I think it’s been five years since I last saw you. Also not a question, sorry.
Wait, no — how have you changed, grown, perfected yourself?
I started playing a lot of hockey this winter, which I have loved very much. And I have a two-year-old son, who seems like a nice guy. But having a child has definitely not been a life-altering experience. I love the kid, and he loves me. I sleep less, and care about all the same things I cared about before he was born, some a little bit more, some less. Though I guess I’ve realized there are more important things than web traffic and editorial meetings. Like drawing cows on cocktail napkins for your son. And cake.

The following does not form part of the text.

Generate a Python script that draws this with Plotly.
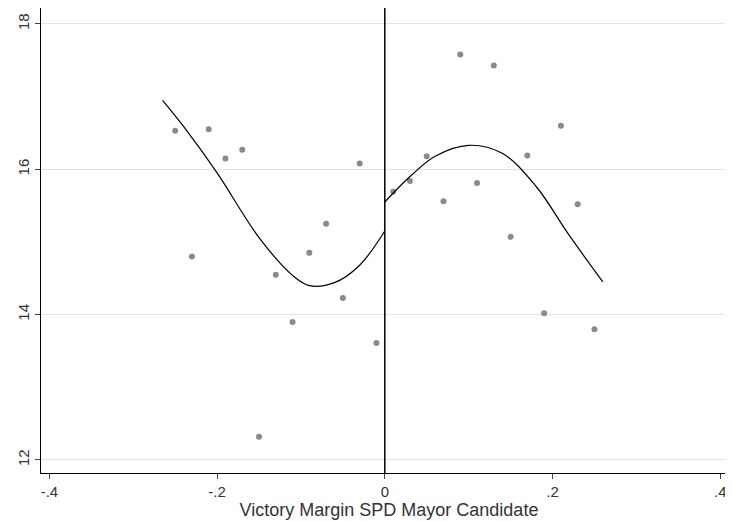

In this Tweet you said you “finally” quit your job. JONNY! Aren’t leaders supposed to be paragons of serenity or whatever?

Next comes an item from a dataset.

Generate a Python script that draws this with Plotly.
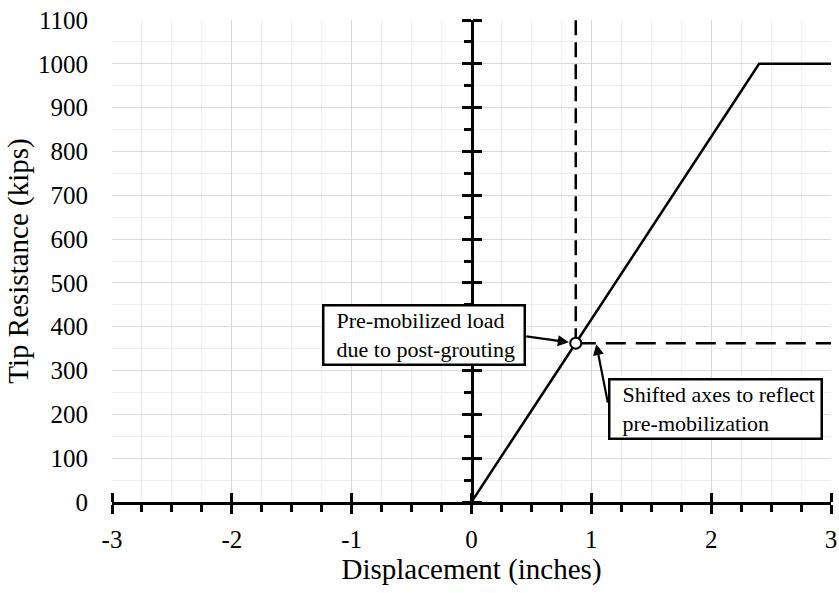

I’ve received an awful lot of earnest, anodyne emails from people I’ve never met telling me how “the time has come for a new direction” and that they’ve “parted ways” with their employers. I quit my job because I didn’t want to do it anymore.
You write novels and other stuff. Are they any good?
No. The novel I finished last year is shitty. But it was good to finish and be done with, and now I can get on with the next one. Some of the stories are good, I think. Or at least some of the paragraphs are. That’s a strange question. I’m just trying to write the things that I want to read.
Is Jonny Diamond your real name?
My full name is Jonathan Brooke Bird Diamond.
What’s the best book you read recently?
Details of a Sunset. Early Nabokov short stories set in a cold, sad Berlin that went quite nicely with dark January.
Did this interview suck?
Not at all. No. It forced me to think about what I’m doing and who I am. So in terms of interrupting the subject’s narcissistic self-justifying patter, I think it went well. (That last bit came off as narcissistic self-justifying patter, didn’t it?)